### Exercise data
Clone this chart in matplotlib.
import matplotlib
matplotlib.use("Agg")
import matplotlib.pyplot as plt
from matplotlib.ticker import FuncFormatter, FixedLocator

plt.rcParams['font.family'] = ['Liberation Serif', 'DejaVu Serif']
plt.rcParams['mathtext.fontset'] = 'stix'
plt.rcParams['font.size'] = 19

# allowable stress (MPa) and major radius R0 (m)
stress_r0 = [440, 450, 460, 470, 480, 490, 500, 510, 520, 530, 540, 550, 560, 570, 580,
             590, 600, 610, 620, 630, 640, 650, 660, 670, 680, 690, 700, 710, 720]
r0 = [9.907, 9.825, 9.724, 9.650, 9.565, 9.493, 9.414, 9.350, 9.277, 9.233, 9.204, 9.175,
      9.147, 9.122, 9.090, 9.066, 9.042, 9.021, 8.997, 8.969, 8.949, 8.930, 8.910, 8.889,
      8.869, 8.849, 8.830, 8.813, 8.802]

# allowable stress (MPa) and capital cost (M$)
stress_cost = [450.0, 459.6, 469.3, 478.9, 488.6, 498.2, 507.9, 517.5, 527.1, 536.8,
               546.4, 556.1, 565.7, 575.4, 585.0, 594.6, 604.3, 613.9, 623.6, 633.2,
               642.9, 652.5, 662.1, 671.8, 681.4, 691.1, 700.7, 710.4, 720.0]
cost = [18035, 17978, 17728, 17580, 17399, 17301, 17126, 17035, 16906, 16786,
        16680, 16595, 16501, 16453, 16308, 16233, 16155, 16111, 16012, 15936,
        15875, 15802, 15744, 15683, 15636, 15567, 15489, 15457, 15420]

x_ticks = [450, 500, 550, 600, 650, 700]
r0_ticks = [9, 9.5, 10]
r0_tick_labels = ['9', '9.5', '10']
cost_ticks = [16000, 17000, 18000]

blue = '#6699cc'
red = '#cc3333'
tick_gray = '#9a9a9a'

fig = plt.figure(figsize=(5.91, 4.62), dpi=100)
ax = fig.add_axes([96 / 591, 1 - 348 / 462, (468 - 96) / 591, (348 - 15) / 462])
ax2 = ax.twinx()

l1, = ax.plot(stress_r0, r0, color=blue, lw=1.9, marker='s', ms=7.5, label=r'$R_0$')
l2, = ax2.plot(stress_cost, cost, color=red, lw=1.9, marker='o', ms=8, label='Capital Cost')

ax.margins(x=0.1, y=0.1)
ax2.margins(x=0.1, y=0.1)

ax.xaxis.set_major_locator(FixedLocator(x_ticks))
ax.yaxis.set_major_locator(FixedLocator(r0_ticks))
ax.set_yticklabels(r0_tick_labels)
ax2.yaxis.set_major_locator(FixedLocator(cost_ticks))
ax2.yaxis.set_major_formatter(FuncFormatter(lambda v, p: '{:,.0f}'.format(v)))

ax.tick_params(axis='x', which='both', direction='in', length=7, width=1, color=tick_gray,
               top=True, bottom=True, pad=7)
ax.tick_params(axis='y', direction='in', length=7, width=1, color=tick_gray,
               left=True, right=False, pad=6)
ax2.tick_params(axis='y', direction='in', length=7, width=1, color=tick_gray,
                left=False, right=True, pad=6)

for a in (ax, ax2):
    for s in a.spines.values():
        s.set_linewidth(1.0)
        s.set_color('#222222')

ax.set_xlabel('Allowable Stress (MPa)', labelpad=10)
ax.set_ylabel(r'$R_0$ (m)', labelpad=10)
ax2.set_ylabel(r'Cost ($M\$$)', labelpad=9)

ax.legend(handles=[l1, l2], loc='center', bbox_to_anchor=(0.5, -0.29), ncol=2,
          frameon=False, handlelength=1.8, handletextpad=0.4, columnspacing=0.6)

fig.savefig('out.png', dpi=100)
==
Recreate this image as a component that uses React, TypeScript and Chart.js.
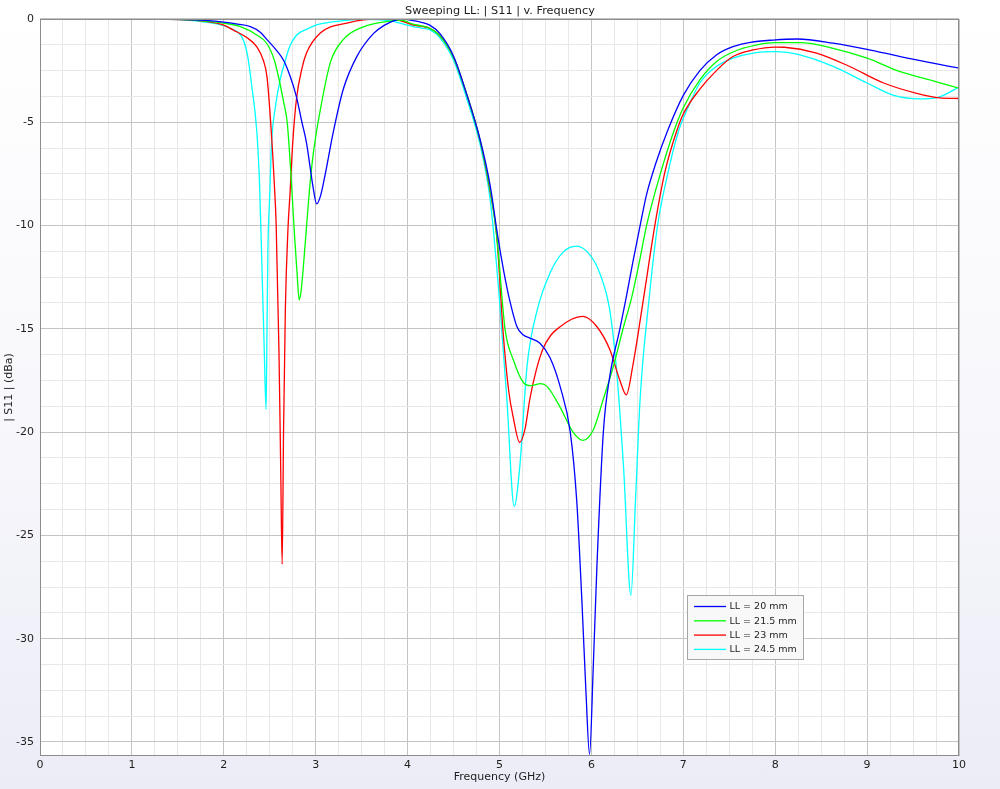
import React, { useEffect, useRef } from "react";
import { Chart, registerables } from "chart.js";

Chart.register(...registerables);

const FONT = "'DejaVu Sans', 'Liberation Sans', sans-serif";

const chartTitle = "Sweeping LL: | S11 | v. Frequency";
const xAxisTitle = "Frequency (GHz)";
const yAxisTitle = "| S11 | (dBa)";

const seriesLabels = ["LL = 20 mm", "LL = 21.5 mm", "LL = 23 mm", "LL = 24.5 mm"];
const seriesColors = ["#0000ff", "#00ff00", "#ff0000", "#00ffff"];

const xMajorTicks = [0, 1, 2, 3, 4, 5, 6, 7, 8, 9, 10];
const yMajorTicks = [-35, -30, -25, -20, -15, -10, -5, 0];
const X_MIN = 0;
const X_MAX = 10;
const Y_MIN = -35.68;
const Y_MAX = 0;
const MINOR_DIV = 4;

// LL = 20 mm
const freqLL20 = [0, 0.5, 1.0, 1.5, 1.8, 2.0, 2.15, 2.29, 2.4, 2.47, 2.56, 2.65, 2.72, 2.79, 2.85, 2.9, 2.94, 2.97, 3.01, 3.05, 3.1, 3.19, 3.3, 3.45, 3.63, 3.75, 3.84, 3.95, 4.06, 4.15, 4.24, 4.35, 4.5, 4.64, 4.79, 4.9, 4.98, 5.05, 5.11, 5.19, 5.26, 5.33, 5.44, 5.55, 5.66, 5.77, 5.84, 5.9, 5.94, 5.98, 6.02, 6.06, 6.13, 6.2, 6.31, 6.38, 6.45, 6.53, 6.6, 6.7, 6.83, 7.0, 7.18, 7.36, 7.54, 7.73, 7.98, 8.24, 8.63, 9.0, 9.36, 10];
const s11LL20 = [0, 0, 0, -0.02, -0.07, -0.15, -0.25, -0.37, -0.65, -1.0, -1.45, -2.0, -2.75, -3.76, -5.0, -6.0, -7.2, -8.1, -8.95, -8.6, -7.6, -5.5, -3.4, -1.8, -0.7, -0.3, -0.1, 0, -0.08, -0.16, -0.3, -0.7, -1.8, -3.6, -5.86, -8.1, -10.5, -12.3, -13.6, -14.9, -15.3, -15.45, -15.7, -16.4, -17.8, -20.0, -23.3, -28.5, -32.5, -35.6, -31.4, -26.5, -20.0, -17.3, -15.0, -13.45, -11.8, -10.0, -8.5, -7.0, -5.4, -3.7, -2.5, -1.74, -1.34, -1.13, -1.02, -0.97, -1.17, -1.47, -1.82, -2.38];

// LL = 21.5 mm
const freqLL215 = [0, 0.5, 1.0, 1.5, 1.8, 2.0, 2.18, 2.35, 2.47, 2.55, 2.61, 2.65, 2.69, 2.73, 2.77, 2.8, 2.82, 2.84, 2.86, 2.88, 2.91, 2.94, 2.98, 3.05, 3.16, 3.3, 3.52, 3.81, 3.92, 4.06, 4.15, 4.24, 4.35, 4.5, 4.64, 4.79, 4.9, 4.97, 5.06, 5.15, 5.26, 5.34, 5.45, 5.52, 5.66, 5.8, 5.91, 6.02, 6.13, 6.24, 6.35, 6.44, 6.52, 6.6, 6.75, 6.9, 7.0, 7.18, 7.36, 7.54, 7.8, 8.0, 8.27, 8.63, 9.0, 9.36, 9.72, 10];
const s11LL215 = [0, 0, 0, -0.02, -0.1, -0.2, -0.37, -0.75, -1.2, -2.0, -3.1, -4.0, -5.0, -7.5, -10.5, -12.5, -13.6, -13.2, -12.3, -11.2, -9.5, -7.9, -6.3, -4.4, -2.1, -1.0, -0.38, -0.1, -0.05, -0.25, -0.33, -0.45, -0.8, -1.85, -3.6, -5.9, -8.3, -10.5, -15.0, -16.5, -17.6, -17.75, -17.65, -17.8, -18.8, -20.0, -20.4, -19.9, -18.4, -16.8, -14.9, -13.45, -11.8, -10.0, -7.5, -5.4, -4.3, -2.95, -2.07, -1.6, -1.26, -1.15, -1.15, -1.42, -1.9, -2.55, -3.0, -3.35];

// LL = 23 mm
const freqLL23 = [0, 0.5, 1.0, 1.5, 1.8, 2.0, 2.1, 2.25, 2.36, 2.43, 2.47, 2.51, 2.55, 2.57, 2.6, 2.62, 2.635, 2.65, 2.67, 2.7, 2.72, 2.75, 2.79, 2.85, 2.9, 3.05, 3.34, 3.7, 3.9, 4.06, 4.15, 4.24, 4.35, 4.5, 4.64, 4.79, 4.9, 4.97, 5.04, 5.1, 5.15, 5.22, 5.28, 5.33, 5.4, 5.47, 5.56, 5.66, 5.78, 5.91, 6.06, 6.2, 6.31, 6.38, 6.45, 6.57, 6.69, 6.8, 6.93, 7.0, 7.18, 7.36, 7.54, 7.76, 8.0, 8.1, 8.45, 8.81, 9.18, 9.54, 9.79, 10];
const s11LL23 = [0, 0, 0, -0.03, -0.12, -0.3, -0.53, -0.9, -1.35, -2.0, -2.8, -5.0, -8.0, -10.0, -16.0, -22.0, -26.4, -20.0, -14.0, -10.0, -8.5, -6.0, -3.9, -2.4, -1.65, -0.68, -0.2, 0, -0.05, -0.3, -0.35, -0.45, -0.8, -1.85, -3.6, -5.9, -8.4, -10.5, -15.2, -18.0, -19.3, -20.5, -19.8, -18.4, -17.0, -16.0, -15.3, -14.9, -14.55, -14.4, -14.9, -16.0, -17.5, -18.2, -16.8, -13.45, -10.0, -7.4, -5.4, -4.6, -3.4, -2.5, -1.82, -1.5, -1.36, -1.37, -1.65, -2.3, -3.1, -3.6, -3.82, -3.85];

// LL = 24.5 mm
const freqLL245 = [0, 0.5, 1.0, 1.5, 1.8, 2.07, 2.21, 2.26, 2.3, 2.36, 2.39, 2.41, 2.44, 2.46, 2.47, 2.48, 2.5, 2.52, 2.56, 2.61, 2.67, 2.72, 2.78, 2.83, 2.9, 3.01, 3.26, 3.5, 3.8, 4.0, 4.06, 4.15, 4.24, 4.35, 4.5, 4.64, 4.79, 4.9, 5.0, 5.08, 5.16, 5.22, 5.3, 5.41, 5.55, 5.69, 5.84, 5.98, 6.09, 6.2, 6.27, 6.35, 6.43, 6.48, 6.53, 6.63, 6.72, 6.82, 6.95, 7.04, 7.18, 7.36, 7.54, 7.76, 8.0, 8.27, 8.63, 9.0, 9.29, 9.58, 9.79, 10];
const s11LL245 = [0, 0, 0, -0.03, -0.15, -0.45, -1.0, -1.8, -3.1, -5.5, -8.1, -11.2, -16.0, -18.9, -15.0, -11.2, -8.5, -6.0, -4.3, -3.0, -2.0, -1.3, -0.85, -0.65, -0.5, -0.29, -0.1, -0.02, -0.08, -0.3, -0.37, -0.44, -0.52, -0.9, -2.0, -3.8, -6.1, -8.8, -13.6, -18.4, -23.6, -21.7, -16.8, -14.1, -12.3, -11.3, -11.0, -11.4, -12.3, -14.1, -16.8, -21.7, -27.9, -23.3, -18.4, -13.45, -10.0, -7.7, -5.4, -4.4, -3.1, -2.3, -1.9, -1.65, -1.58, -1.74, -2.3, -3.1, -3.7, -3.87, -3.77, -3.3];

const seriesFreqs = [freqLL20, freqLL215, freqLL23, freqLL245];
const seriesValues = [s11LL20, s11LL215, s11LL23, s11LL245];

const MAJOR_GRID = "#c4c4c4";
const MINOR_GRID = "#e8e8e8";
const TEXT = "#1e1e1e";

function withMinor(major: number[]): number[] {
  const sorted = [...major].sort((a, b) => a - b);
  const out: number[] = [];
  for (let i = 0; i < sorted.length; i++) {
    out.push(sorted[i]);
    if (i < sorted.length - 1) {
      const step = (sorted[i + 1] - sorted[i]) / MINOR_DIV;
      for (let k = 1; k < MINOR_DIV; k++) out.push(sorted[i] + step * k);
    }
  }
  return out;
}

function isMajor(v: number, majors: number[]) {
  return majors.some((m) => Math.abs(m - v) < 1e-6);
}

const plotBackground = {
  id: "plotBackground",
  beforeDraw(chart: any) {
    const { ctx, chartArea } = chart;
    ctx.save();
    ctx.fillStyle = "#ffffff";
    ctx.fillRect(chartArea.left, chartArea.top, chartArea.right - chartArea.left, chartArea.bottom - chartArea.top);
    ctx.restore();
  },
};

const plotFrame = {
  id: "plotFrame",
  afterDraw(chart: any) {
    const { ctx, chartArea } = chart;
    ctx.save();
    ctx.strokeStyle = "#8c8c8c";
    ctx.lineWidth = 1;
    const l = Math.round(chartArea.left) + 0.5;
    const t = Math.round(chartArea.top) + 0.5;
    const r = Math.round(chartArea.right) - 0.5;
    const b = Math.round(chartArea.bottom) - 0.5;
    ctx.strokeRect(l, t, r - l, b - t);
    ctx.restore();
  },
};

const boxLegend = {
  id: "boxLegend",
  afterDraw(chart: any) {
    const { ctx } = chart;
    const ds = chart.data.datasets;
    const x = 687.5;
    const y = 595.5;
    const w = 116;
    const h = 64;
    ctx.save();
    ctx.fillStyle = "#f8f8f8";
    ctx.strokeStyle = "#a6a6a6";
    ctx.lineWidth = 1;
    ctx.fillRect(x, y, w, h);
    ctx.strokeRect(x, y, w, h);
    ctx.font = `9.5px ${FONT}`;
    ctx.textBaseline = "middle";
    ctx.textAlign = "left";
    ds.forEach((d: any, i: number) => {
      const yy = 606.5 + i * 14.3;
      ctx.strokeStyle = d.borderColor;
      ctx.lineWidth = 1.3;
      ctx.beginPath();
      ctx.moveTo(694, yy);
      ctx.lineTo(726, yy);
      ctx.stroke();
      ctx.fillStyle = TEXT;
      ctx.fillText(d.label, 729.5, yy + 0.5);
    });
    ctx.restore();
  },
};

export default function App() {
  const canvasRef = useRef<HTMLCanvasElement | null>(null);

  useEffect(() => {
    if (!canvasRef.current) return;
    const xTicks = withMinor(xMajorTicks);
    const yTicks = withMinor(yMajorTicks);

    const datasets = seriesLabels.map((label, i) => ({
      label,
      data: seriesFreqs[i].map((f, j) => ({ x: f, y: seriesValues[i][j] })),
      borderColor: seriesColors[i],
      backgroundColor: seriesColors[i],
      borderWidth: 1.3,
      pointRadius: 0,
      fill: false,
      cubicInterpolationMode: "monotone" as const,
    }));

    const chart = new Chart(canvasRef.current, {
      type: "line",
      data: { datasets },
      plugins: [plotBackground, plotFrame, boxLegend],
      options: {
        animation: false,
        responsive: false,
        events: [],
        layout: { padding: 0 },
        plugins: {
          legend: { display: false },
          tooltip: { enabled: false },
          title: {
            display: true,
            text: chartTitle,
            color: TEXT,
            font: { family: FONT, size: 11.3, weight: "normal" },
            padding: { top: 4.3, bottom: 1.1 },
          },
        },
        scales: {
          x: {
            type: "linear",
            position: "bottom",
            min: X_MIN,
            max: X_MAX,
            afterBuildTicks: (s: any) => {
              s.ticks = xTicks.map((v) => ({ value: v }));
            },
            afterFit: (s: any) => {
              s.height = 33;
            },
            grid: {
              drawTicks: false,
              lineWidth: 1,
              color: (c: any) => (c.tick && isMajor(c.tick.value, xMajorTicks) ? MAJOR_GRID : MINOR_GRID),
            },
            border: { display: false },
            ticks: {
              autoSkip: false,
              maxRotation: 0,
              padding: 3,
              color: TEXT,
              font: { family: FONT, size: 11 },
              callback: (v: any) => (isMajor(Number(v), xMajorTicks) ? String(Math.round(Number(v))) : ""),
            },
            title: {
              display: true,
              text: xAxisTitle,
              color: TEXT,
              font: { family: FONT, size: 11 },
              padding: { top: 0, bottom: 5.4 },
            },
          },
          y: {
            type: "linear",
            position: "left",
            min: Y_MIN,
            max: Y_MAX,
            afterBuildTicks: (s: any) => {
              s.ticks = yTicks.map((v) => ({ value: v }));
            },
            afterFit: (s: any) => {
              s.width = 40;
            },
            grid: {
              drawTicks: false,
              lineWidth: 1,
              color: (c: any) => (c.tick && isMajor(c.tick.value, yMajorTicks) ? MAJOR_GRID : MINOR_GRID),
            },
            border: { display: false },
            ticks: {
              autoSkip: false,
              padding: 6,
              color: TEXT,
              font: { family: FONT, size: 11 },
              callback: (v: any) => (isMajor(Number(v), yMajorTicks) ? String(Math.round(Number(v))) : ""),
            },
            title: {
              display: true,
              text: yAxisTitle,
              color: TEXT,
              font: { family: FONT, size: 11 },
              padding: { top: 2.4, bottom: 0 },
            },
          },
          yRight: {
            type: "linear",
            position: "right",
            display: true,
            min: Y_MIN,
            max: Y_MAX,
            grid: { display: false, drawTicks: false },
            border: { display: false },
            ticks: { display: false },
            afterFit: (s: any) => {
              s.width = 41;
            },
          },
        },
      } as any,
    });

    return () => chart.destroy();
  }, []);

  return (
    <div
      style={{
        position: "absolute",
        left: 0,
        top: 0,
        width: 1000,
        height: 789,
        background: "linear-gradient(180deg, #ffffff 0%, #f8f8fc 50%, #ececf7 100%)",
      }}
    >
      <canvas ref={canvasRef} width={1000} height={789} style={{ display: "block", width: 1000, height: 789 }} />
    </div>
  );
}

### Aim
Exactly the lines from the line containing "Clone this chart in matplotlib." to the line containing "plt.rcParams['font.size'] = 19", both included, are to be set down; no other line belongs in the answer.

### Solved exercise
Clone this chart in matplotlib.
import matplotlib
matplotlib.use("Agg")
import matplotlib.pyplot as plt
from matplotlib.ticker import FuncFormatter, FixedLocator

plt.rcParams['font.family'] = ['Liberation Serif', 'DejaVu Serif']
plt.rcParams['mathtext.fontset'] = 'stix'
plt.rcParams['font.size'] = 19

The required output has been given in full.